Lichamelijk onderzoek
Hierna zal de arts de patiënt onderzoeken door te kijken naar eventuele bewegingsbeperkingen in de wervelkolom, evenwichtsproblemen en tekenen van pijn. De arts zal ook onderzoeken op het verlies van arm- of beenreflexen, spierzwakte, gevoelsverlies of abnormale reflexen, die op betrokkenheid van het ruggenmerg kunnen wijzen.

Onderzoeken
Na de patiënt te hebben onderzocht, kan de arts verschillende onderzoeken gebruiken om naar de binnenkant van het lichaam te kijken. Voorbeelden hiervan zijn:

  • MRI (magnetic resonance imaging) - dit is het minst ingrijpend.

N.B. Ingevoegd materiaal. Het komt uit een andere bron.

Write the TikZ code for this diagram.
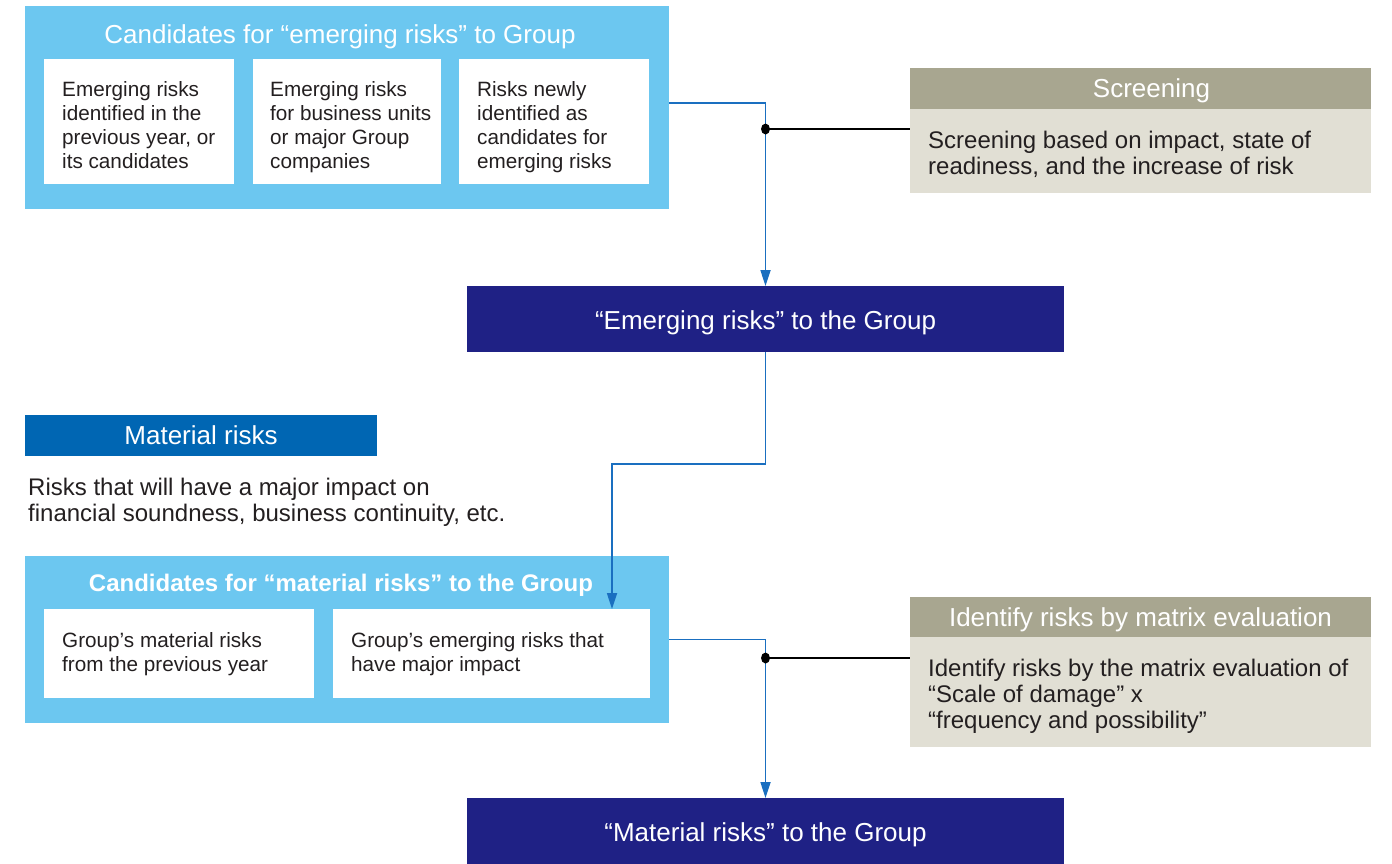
\documentclass[tikz,border=0pt]{standalone}
\usepackage{fontspec}
\setmainfont{Liberation Sans}
\usetikzlibrary{arrows.meta}

\definecolor{skyband}{HTML}{6CC7F0}
\definecolor{navyband}{HTML}{1F2185}
\definecolor{matblue}{HTML}{0066B3}
\definecolor{olivehead}{HTML}{A8A690}
\definecolor{beigebody}{HTML}{E1DFD4}
\definecolor{flowblue}{HTML}{1A6FC0}
\definecolor{inktext}{HTML}{231F20}

\begin{document}
\begin{tikzpicture}[x=1pt,y=-1pt,
  panel/.style={anchor=north west, inner sep=0pt, outer sep=0pt},
  headtext/.style={text=white, font=\fontsize{26}{28}\selectfont, text height=18.6pt, text depth=0pt},
  boxtext/.style={anchor=north west, inner sep=0pt, align=left, text=inktext, font=\fontsize{20.7}{24}\selectfont},
  sidetext/.style={anchor=north west, inner sep=0pt, align=left, text=inktext, font=\fontsize{24}{26}\selectfont},
  flow/.style={draw=flowblue, line width=1.7pt, -{Triangle[width=10pt,length=16pt]}},
  tie/.style={draw=black, line width=1.7pt},
]
\useasboundingbox (0,0) rectangle (1392,863);

% ---- candidates for emerging risks ----
\node[panel, fill=skyband, minimum width=644pt, minimum height=203pt] (cand1) at (25,6) {};
\node[headtext] (cand1title) at (340,34) {Candidates for “emerging risks” to Group};
\node[panel, fill=white, minimum width=190pt, minimum height=125pt] (w1) at (44,59) {};
\node[panel, fill=white, minimum width=188pt, minimum height=125pt] (w2) at (253,59) {};
\node[panel, fill=white, minimum width=190pt, minimum height=125pt] (w3) at (459,59) {};
\node[boxtext] (w1t) at (62,81) {Emerging risks\\identified in the\\previous year, or\\its candidates};
\node[boxtext] (w2t) at (270,81) {Emerging risks\\for business units\\or major Group\\companies};
\node[boxtext] (w3t) at (477,81) {Risks newly\\identified as\\candidates for\\emerging risks};

% ---- screening ----
\node[panel, fill=olivehead, minimum width=461pt, minimum height=41pt] (scrhead) at (910,68) {};
\node[headtext] (scrheadt) at ([xshift=11pt]scrhead.center) {Screening};
\node[panel, fill=beigebody, minimum width=461pt, minimum height=84pt] (scrbody) at (910,109) {};
\node[sidetext] (scrbodyt) at (928,131) {Screening based on impact, state of\\readiness, and the increase of risk};

% ---- emerging risks to the group ----
\node[panel, fill=navyband, minimum width=597pt, minimum height=66pt] (ern) at (467,286) {};
\node[headtext] (ernt) at (765.5,320) {“Emerging risks” to the Group};

% ---- material risks definition ----
\node[panel, fill=matblue, minimum width=352pt, minimum height=41pt] (mat) at (25,415) {};
\node[headtext] (matt) at (mat.center) {Material risks};
\node[sidetext] (matdef) at (28,478) {Risks that will have a major impact on\\financial soundness, business continuity, etc.};

% ---- candidates for material risks ----
\node[panel, fill=skyband, minimum width=644pt, minimum height=167pt] (cand2) at (25,556) {};
\node[text=white, font=\bfseries\fontsize{24}{26}\selectfont, text height=17.2pt, text depth=0pt] (cand2title) at (341,583) {Candidates for “material risks” to the Group};
\node[panel, fill=white, minimum width=270pt, minimum height=89pt] (w4) at (44,609) {};
\node[panel, fill=white, minimum width=317pt, minimum height=89pt] (w5) at (333,609) {};
\node[boxtext] (w4t) at (62,632) {Group’s material risks\\from the previous year};
\node[boxtext] (w5t) at (351,632) {Group’s emerging risks that\\have major impact};

% ---- matrix evaluation ----
\node[panel, fill=olivehead, minimum width=461pt, minimum height=40pt] (idhead) at (910,597) {};
\node[headtext] (idheadt) at (idhead.center) {Identify risks by matrix evaluation};
\node[panel, fill=beigebody, minimum width=461pt, minimum height=110pt] (idbody) at (910,637) {};
\node[sidetext] (idbodyt) at (928,659) {Identify risks by the matrix evaluation of\\“Scale of damage” x\\“frequency and possibility”};

% ---- material risks to the group ----
\node[panel, fill=navyband, minimum width=597pt, minimum height=70pt] (mrg) at (467,798) {};
\node[headtext] (mrgt) at (765.5,832) {“Material risks” to the Group};

% ---- connectors ----
\draw[flow] ([yshift=4.5pt]cand1.east) -| (ern.north);
\draw[flow] (ern.south) -- ++(0,112) -| ([xshift=120.5pt]w5.north);
\draw[flow] (cand2.east) -| (mrg.north);

\coordinate (j1) at (765.5,129);
\coordinate (j2) at (765.5,658);
\draw[tie] (j1) -- (j1 -| scrbody.west);
\draw[tie] (j2) -- (j2 -| idbody.west);
\fill (j1) ellipse (4.5pt and 5.5pt);
\fill (j2) ellipse (4.5pt and 5.5pt);
\end{tikzpicture}
\end{document}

  • CT-scan (computergestuurde axiale tomografie) - dit onderzoek toont de botten beter dan zenuwweefsel.

  • Myelogram - er wordt een vloeibare kleurstof in de wervelkolom geïnjecteerd, maar dit onderzoek wordt tegenwoordig niet vaak meer gebruikt.

  • Röntgenfoto's - dit onderzoek kan de structuur van de wervels en de contouren van de gewrichten aantonen.


Behandeling
Het scala aan behandelingsmogelijkheden en de risico's en voordelen van elke optie, moeten met uw arts worden besproken. Hierbij zal rekening worden gehouden met eventuele andere gezondheidsproblemen die een effect kunnen hebben op de risico's en de voordelen.

Mobiliteit is over het algemeen goed voor de wervelkolom. Naar voren leunen verlicht vaak enkele van de symptomen. Het voortduwen van een boodschappenkarretje kan soms eenvoudiger zijn dan simpelweg alleen maar staan. Een hometrainer kan helpen om de conditie te behouden en het risico op gewichtstoename te verminderen. Sommige patiënten vinden een outdoor rollator handig voor de mobiliteit en onafhankelijkheid.

Niet-chirurgische behandeling
Geneesmiddelen
De drie hoofdgroepen die, alleen of in combinatie, werken tegen de pijn, zijn:

  • Niet-steroïde anti-inflammatoire geneesmiddelen (NSAID)

  • Neuropathische pijnstillers

  • Reguliere pijnstillers

Sommige medicijnen hebben een hoog risico om schade toe te brengen en worden niet aanbevolen, waaronder sterke opïoide pijnstillers en medicijnen zoals diazepam.

Behandeling met oefeningen
Er zijn geen specifieke behandelingsoefeningen voor spinale stenose. Het is echter belangrijk om fit te blijven en jezelf zo actief mogelijk te houden. Elke oefening die u prettig vindt en welke niet al te veel ongemak veroorzaakt, is goed voor u. Fietsen (bijv. op een hometrainer) kan erg handig zijn, omdat de gebogen positie op de fiets verlichting kan bieden voor de symptomen van de benen en vaak een oefening is die goed wordt verdragen bij spinale stenose.

Injecties
Deze kunnen nuttig zijn tegen pijn die uitstraalt naar het been. Ze lijken niet te helpen bij rugpijn.

Operatieve behandeling
Chirurgische behandeling moet worden besproken met uw arts als onderdeel van een gezamenlijke besluitvorming. Het is meestal een beslissing over de kwaliteit van het leven en er is slechts zelden sprake van een spoedbehandeling.

De meest voorkomende operatie is een eenvoudige decompressie. Bij deze operatie wordt een deel van het bot verwijderd om het wervelkanaal wijder te maken en zo de druk op het ruggenmerg of de zenuwen te verlichten. Indien nodig kan als onderdeel van de operatie een fusie worden uitgevoerd om de zenuwen te ontlasten. Dit kan gepaard gaan met een bottransplantaat en met metalen schroeven en pinnen om de wervelkolom te stabiliseren.

De resultaten van chirurgie zijn goed met veel patiënten die nuttige verbeteringen ervaren voor wat betreft loopafstand en pijn in de benen. Er zijn enkele risico's bij een wervelkolomoperatie. Patiënten worden geadviseerd om alle behandelingsopties met hun arts te bespreken.